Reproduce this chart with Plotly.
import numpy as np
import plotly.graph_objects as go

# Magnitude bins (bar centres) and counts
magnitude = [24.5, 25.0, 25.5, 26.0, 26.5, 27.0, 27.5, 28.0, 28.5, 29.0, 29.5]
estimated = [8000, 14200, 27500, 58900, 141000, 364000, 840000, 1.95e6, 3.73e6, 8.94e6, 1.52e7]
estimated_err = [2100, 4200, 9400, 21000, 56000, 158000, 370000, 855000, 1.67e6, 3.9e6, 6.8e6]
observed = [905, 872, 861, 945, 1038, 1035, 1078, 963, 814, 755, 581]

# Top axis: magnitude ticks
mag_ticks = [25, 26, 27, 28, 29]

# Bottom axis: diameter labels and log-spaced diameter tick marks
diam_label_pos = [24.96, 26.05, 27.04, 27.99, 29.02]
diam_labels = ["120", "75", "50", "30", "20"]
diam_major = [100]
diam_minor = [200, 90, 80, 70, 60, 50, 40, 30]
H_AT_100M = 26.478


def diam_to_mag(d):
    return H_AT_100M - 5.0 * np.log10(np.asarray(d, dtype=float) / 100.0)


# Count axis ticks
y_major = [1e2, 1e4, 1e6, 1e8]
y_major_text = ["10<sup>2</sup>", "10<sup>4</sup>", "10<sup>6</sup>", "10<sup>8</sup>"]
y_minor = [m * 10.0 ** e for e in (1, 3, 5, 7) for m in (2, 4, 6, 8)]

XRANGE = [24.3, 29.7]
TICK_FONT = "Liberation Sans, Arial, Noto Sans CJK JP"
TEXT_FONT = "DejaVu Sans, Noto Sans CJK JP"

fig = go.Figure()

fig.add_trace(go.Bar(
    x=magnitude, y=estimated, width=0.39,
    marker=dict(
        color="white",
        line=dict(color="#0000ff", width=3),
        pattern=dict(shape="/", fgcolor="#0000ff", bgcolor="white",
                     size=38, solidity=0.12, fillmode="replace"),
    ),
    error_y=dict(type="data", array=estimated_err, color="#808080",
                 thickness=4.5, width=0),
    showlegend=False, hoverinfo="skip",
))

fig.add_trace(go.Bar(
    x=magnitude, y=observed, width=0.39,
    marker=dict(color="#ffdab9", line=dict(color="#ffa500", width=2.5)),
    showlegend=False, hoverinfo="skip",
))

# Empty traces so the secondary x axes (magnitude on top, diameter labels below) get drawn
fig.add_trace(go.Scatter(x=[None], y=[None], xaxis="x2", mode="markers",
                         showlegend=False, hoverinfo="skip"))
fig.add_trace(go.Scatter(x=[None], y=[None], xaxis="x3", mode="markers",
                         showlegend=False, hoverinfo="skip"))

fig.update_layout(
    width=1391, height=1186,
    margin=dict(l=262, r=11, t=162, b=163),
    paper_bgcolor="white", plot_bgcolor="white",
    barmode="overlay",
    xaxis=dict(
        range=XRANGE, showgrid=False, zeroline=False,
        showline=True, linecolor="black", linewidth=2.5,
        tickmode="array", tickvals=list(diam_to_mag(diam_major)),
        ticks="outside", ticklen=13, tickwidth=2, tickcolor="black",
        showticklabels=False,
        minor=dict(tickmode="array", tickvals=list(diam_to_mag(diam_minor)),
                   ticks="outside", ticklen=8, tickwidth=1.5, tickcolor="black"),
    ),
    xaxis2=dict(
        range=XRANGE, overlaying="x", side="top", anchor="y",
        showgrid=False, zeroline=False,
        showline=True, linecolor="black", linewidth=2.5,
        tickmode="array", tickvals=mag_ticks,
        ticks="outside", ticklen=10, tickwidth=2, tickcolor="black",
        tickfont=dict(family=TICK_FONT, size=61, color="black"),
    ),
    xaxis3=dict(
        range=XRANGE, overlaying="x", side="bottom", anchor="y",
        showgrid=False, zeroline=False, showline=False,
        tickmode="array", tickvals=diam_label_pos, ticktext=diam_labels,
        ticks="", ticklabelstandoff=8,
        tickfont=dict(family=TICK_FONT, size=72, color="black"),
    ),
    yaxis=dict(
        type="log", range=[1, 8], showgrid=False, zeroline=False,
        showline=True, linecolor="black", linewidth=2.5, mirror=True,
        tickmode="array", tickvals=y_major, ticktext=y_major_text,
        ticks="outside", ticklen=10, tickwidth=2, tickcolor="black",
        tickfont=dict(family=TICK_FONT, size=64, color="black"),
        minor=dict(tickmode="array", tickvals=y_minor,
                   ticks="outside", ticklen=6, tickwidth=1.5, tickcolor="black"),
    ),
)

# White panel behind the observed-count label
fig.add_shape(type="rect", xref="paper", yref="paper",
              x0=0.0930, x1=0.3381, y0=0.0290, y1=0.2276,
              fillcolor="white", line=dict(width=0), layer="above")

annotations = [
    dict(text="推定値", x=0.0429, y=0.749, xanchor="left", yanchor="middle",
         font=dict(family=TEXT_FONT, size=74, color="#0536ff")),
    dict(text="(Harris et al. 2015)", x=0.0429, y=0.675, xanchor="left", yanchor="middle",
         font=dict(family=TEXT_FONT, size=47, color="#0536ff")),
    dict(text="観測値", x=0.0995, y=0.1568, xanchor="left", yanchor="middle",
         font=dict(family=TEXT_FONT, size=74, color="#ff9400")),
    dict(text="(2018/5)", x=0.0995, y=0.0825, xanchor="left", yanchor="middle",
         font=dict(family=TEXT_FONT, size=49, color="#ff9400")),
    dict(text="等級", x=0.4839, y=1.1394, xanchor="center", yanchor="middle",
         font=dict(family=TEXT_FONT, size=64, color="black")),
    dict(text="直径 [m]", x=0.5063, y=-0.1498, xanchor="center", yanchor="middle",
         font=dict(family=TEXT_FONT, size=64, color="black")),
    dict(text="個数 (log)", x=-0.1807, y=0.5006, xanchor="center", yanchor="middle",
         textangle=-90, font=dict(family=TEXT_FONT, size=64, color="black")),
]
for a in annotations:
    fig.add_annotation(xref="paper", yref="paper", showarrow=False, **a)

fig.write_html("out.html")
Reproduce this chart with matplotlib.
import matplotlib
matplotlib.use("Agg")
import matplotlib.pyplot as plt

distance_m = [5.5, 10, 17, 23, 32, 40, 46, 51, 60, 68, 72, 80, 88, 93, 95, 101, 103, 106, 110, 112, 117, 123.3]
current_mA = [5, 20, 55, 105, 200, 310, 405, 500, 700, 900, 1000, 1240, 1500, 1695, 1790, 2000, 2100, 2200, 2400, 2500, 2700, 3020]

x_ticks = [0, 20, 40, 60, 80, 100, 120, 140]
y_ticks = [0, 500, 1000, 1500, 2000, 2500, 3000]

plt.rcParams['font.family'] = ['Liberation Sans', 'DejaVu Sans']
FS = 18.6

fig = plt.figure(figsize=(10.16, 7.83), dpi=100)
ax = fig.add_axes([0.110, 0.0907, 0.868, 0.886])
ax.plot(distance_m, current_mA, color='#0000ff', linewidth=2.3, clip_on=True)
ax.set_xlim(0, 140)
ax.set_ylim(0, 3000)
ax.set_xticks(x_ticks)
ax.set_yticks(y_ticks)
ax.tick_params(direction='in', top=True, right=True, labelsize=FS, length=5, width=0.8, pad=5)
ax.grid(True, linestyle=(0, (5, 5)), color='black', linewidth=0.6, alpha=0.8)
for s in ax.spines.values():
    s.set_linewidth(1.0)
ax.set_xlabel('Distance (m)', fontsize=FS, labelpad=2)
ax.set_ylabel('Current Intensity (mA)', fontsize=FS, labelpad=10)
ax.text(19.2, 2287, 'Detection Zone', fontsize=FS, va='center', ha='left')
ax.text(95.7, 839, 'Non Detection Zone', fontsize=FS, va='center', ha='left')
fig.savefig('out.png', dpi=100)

Task: Up to and including the line with "import plotly.graph_objects as go", print every line of the records from the start.

Task answer:
Reproduce this chart with Plotly.
import numpy as np
import plotly.graph_objects as go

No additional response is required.